The first of the two articles, published in the Wake Forest Law Review, covered the securities regulation issues in some depth. Steve Bainbridge already has a nice piece up on that aspect of the Dimon matter. In essence, because of a lack of line-item mandatory disclosure requirements for a many of the issues relating to executive's private lives, the weight falls on gap-filling disclosure rules (i.e., Rule 408 under the Securities Act of 1933 and Rule 12b-20 under the Securities Exchange Act of 1934) and the antifraud and misstatements liability provisions in both acts, including principally Section 10(b) of and Rule 10b-5 under the 1934 Act.
As Steve points out, this reduces the analysis to a question of materiality (about which I have written before in the insider trading context, here and here). Steve appropriately highlights the tensions between personal privacy and the firm's disclosure obligations. (Like Steve, I have a question about how HIPAA affects the privacy question in this context.) I argue in my article that the materiality question, as difficult as the materiality standard is to apply in cases like this, is more likely to be resolved in favor of disclosure when the executive at issue is a well-known, integral member of the C-suite–someone who is a founder or who is iconic (or both). On balance, I favor the SEC tackling this head on with disclosure or helpful guidance.

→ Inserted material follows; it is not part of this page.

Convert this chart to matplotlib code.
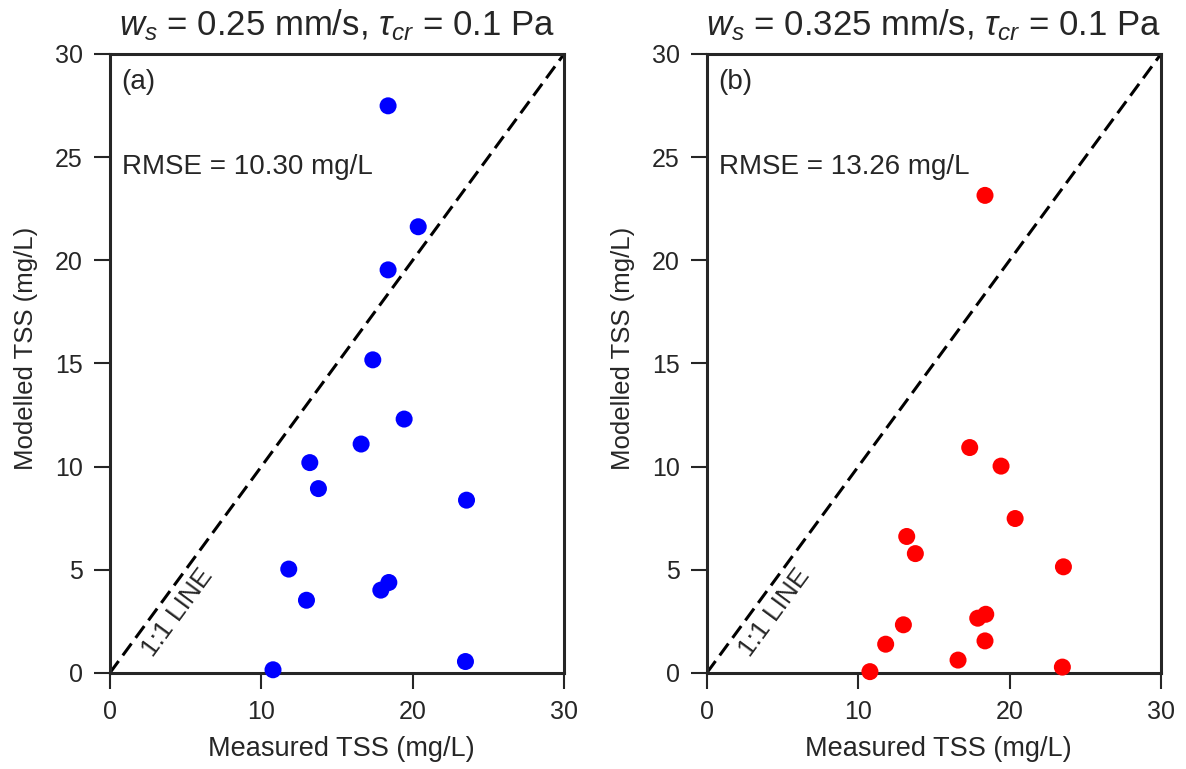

I also address, in a separate paper published in Transactions: Tennessee Journal of Business Law, the possibility (albeit remote) that state law fiduciary duties might compel an executive to disclose an illness or other private facts either to the public or to the firm's board of director's (or equivalent managing body for entities that do not have boards of directors). Said another way, when is it bad faith or not in the best interests of the firm for an executive to withhold disclosure? This work reminded me that we most often need to focus on two stages of disclosure–the executive to the board of directors and the board of directors to the public. Truly, this paper is but a "poke" at the issue, but it was designed to offer food for thought.
I like teaching these fact pattern. Students seem to "get" them, and stories like these enable them to see how a single set of facts involving a corporate manager can lead to so many legal issues–involving different, and sometimes conflicting, legal rules. Also, the disclosure questions help students grapple with materiality assessments, which practitioners have to make (often, uncomfortably) all the time. (I assign a chapter from my book on materiality as reading for that class.) Great class discussions can be started if you ask students whether disclosure is required and then require them to justify their disclosure judgment. After hearing out the student's answer and reasoning, you then can, together with classmates, play devil's advocate to great effect. As some of us begin to think about the fall semester, I offer this up to readers in the law academy as an idea, in case it works for one of your courses.